Our team has a standard Retrieval-Augmented Generation (RAG) setup, but it struggles with multi-step reasoning and complex queries. How do we move toward an "Agentic" architecture? Specifically, what are the best frameworks to allow an AI agent to decide which tools to use and how to self-correct when the initial data retrieval is insufficient for a complete answer?
3 answers
To move from RAG to Agentic AI, you need to implement a reasoning loop, such as the ReAct (Reason + Act) pattern. Unlike standard RAG, which is a linear "retrieve then generate" process, an agent uses an LLM to determine if the retrieved info is enough. If not, it can call additional tools, like a web search or a SQL database. Frameworks like LangGraph or CrewAI are excellent here because they allow you to define stateful graphs where the agent can "loop" back to a previous step if it detects a hallucination or incomplete data. This creates a much more resilient system for handling unpredictable user queries in a corporate environment.

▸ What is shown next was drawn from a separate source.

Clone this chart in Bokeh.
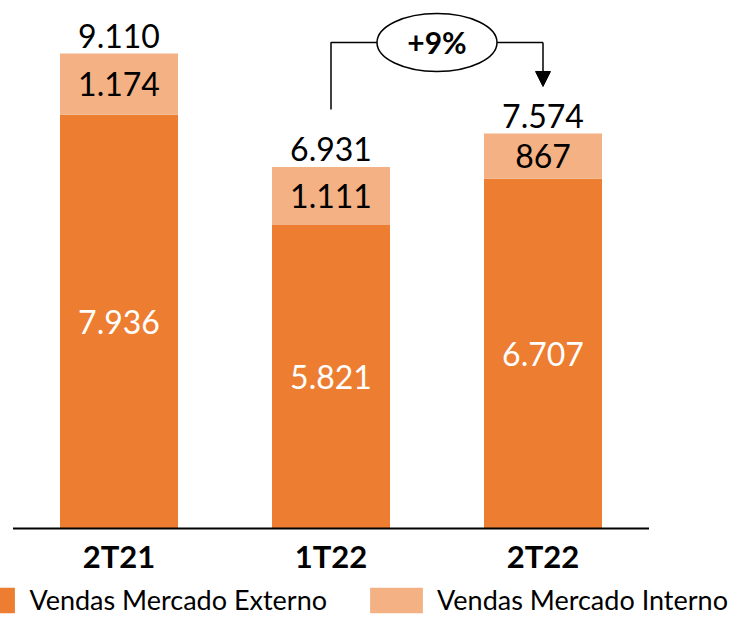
from bokeh.plotting import figure
from bokeh.models import Range1d, Legend, LegendItem, Arrow, NormalHead
from bokeh.core.properties import value
from bokeh.embed import file_html
from bokeh.resources import INLINE

# ---- data ----
categories = ["2T21", "1T22", "2T22"]
externo = [7936, 5821, 6707]
interno = [1174, 1111, 867]
totais = [9110, 6931, 7574]
series_names = ["Vendas Mercado Externo", "Vendas Mercado Interno"]

# ---- layout constants ----
W, H = 740, 619
PX_PER_X = 212.0      # pixels per category step
X0_PX = 118.5         # pixel position of first category centre
BASE_PX = 528         # pixel row of the zero line
UNITS_PER_PX = 19.18  # data units per vertical pixel

DARK = "#ED7D31"
LIGHT = "#F4B183"
FONT = value("Lato")


def fmt(v):
    return f"{v:,}".replace(",", ".")


xs = list(range(len(categories)))
tops = [e + i for e, i in zip(externo, interno)]

p = figure(
    width=W, height=H, output_backend="svg", toolbar_location=None,
    x_range=Range1d(-X0_PX / PX_PER_X, (W - X0_PX) / PX_PER_X),
    y_range=Range1d(-(H - BASE_PX) * UNITS_PER_PX, BASE_PX * UNITS_PER_PX),
    x_axis_location=None, y_axis_location=None,
    min_border=0, outline_line_color=None,
)
p.grid.visible = False
p.background_fill_color = "white"
p.border_fill_color = "white"

bw = 118 / PX_PER_X
r_ext = p.vbar(x=xs, width=bw, bottom=0, top=externo, fill_color=DARK, line_color=None)
r_int = p.vbar(x=xs, width=bw, bottom=externo, top=tops, fill_color=LIGHT, line_color=None)

# zero line
p.segment(x0=[-0.5], y0=[0], x1=[len(categories) - 0.5], y1=[0], line_color="black", line_width=2)

# value labels
p.text(x=xs, y=totais, text=[fmt(v) for v in totais], text_align="center",
       text_baseline="middle", y_offset=-18, text_font=FONT, text_font_size="32px",
       text_color="black")
p.text(x=xs, y=[e / 2 for e in externo], text=[fmt(v) for v in externo], text_align="center",
       text_baseline="middle", y_offset=0, text_font=FONT, text_font_size="32px",
       text_color="white")
p.text(x=xs, y=[e + i / 2 for e, i in zip(externo, interno)], text=[fmt(v) for v in interno],
       text_align="center", text_baseline="middle", y_offset=0, text_font=FONT,
       text_font_size="32px", text_color="black")

# category labels
p.text(x=xs, y=[0] * len(xs), text=categories, text_align="center", text_baseline="middle",
       y_offset=27.5, text_font=FONT, text_font_size="31px", text_font_style="bold",
       text_color="black")

# growth bracket between 1T22 and 2T22
i1, i2 = 1, 2
bracket_y = 9321
left_bottom = totais[i1] + 1105
arrow_tip = totais[i2] + 904
p.line(x=[i1, i1, i2], y=[left_bottom, bracket_y, bracket_y], line_color="black", line_width=1.5)
p.add_layout(Arrow(end=NormalHead(size=15, fill_color="black", line_color="black"),
                   x_start=i2, y_start=bracket_y, x_end=i2, y_end=arrow_tip,
                   line_color="black", line_width=1.5))
mid = (i1 + i2) / 2
p.ellipse(x=[mid], y=[bracket_y], width=120, height=58, width_units="screen",
          height_units="screen", fill_color="white", line_color="black", line_width=1.5)
growth = round((totais[i2] / totais[i1] - 1) * 100)
p.text(x=[mid], y=[bracket_y], text=[f"+{growth}%"], text_align="center",
       text_baseline="middle", y_offset=-1, text_font=FONT, text_font_size="30px",
       text_font_style="bold", text_color="black")

legend = Legend(
    items=[LegendItem(label=series_names[0], renderers=[r_ext]),
           LegendItem(label=series_names[1], renderers=[r_int])],
    orientation="horizontal", location=(-44.6, 3),
    glyph_width=66, glyph_height=32, label_standoff=8, spacing=36,
    label_text_font="Lato", label_text_font_size="27px", label_text_color="black",
    padding=0, margin=0, border_line_alpha=0, background_fill_alpha=0,
)
p.add_layout(legend)

open("out.html", "w").write(file_html(p, INLINE))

This sounds powerful, but how do you prevent an autonomous agent from getting stuck in an infinite loop or burning through thousands of tokens by repeatedly calling the same failed tool?
Start small by giving your agent just two tools—a vector store and a calculator—and use a model with strong function-calling capabilities like GPT-4o or Claude 3.5 Sonnet.
I agree with Gregory. Starting with a limited toolset helps you debug the agent's decision-making logic before you overwhelm it with too many choices, which often leads to "tool confusion."
That is a critical safety concern. You must implement "recursion limits" and hard timeouts within your agent's configuration. Most developers also use a "supervisor" node in their graph that monitors the agent's progress. If the supervisor sees the agent repeating the same logic three times without a new result, it forces an escalation to a human user. This keeps your API costs predictable and prevents the system from spiraling into inefficient, repetitive behavior during complex reasoning tasks.